Ce qui rend Split si foncièrement sympathique, c'est sa sincérité. En effet, quand bien trop de suiveurs, puceaux de l'imagination, se contentent de photocopier une recette qui a fait ses preuves et, ce faisant, n'osent prendre (surtout) aucun risque, ces Lorrains se vident de la musique qu'ils ont dans le sang sans chercher à savoir dans quelle case prédéfinie celle-ci doit forcément se ranger. Eux n'en ont cure. Et de toute façon, si vous leur demandez quel style ils pratiquent, ils seraient bien en peine de répondre.
De ce détachement découle en fait toute la valeur de la plastique que ces mecs peignent avec un mélange de mélodie, d'énergie digne de celle qui propulse les vagues lorsqu'elles se fracassent contre un mur de falaises, d'émotion aussi. Encore peu connu, Split a pourtant déjà accouché de trois démos depuis sa mise en service à la fin des années 90.
Concentré d'intensité brute de trente minutes peut-être, "Tales Of Vanity" n'a pas besoin de plus pour confirmer tout le potentiel de cette équipe qui s'est déjà frotté sur les planches à quelques noms de la scène hexagonale telles que Dagoba ou L'Esprit Du Clan. Une écoute distraite des cinq pistes au programme permettra sans doute de définir un death-metal mélodique à la suédoise aux oripeaux thrash et hardcore. Les éructations d'Adrien ainsi que certaines parties de guitares façon In Flames ("D'eau claire et d'acier") participent de cet arrimage.
Mais, pour la raison énoncée plus haut, "Tales Of Vanity" n'est jamais parasité par les stéréotypes qui polluent désormais le genre maintenant qu'il est devenu une influence pour beaucoup. A l'image du visuel qui lui sert d'écrin, inspiré car s'extirpant du conformisme esthétique du death-metal, de la musique forgée par Split respire une profonde liberté, ce qui leur permet de poser un instrumental guidé par des lignes de guitares d'une belle justesse de touche lequel, placé en milieu de parcours, fait office de pivot d'un album élaboré comme un concept. Le foisonnant "The Least Of Our Smiles", sans doute l'Everest de "Tales Of Vanity" et ses multiples couches, illustre également très bien cette absence de carcans.
Surtout, Split réussit l'exploit de donner l'impression que son disque ne dure pas une petite demi-heure mais le double ! Il y a là autant d'idées (les fractures rythmiques cisaillant "Halcyon Stream" par exemple) que de passagers dans une rame de métro francilienne en fin d'après-midi.
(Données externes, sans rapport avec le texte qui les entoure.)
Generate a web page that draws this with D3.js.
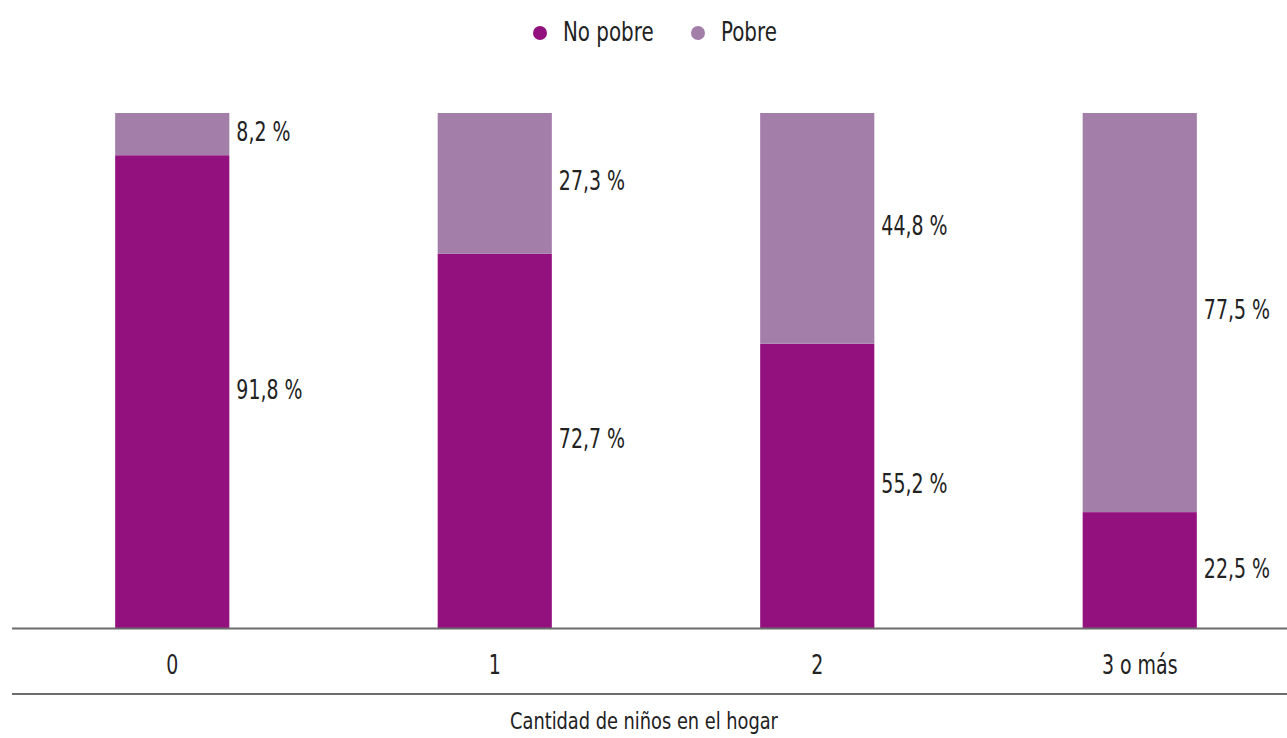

Les morceaux, forts de développements assez longs, ont du relief et une enveloppe séduisante car taillée par des musiciens (dont le batteur de l'excellent Caldera) réfléchis et que l'on sent bien rodés. De la musique en mouvement perpétuel et un groupe qui devrait s'imposer parmi les meilleurs soldats français d'un mental moderne et traditionnel à la fois.